How you feel about yourself is more important than where you are.
It's all
very well setting lots of goals for yourself but if the
thought of them fills you with dread you're not going to
get very far. This is why most goals you set are
doomed to failure - because what seems like a burning conviction
one moment can quickly turn into a damp 'maybe' a
day or so later!
The trick
is to set 'aspirations' that make you smile and fill you
with a warm fuzzy feeling that will last.
Born
to be Mild
This is
what Robyn and I learned on a road trip to Darwin. We
were filled with love for each other - high on traveling
and having fun when we sat down and drew up a list of 101
things we'd like to do in the following year.
There
were good, noble things there like writing books and creating charity
foundations - things we knew we had to complete. But alongside, there
were less serious, even silly things like meeting movie directors and
visiting the pyramids of the world together.
We wrote
things down that made us laugh - like arriving in a limo
at a movie premiere for our own movie.
And we
think that's the trick - to give yourself goals
that seem like fun. When you tell yourself you need to
get a novel finished, don't stop there. See the book in
stores. Imagine yourself at the signing - chatting to
your publishers, your fans, the press.
Imagine the
reviews and the Hollywood options that will come your
way. Why not? You may as well enjoy yourself - even if
it all seems like a fantasy.
Because the
subconscious mind seems to like fun. We already know the
subconscious likes images - real or imagined, it's all
the same.
And if you plant fun images of your future into
your subconscious, your every day actions over time will
pull you closer to this new, fun reality.
Are
You Ready for Success?
In order to
be successful, you need to be ready for success.

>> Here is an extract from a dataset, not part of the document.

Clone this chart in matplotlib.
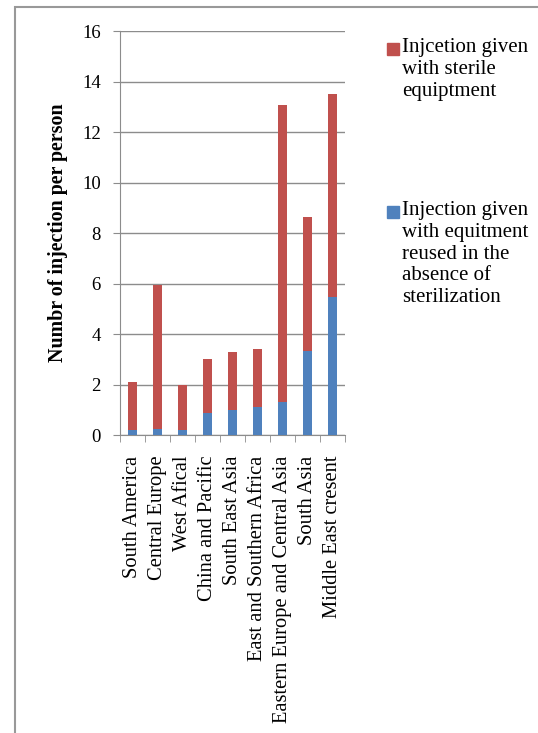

Too
often, just at the point at which success is about to
come bounding down your hallway, a little voice inside
your head says, "I'm not ready for this."
And,
as much as you're sure you deserve a break, that you have
every right to get more money and perhaps a little fame,
that little voice will stop you from reaching out and
taking the success you're offered.
Moving
towards happiness may mean you have to think hard about your
current life.
We're told
often when we're growing up that we should be
responsible, that we have duties and need to make
sacrifices - that this is all part of being an adult.
But really,
is this true? Do we really have to go through life miserable
just because our parents, teachers and bosses say we
should?
Pah!
Look at it this way.
Say you're
a father, bent on providing for your family. You work
hard, all hours, to bring home money. You're always
tired. Your wife rarely sees you and, despite all the
apparent comfort in their lives, your children resent you
for being such a workaholic.
You'd like
to be there for your family but your work, your sense of
duty, compels you to work harder - to imagine you're
indispensable to your job. You're busy, stressed and
miserable most of the time.
How much
better a father would you make if you were happy first?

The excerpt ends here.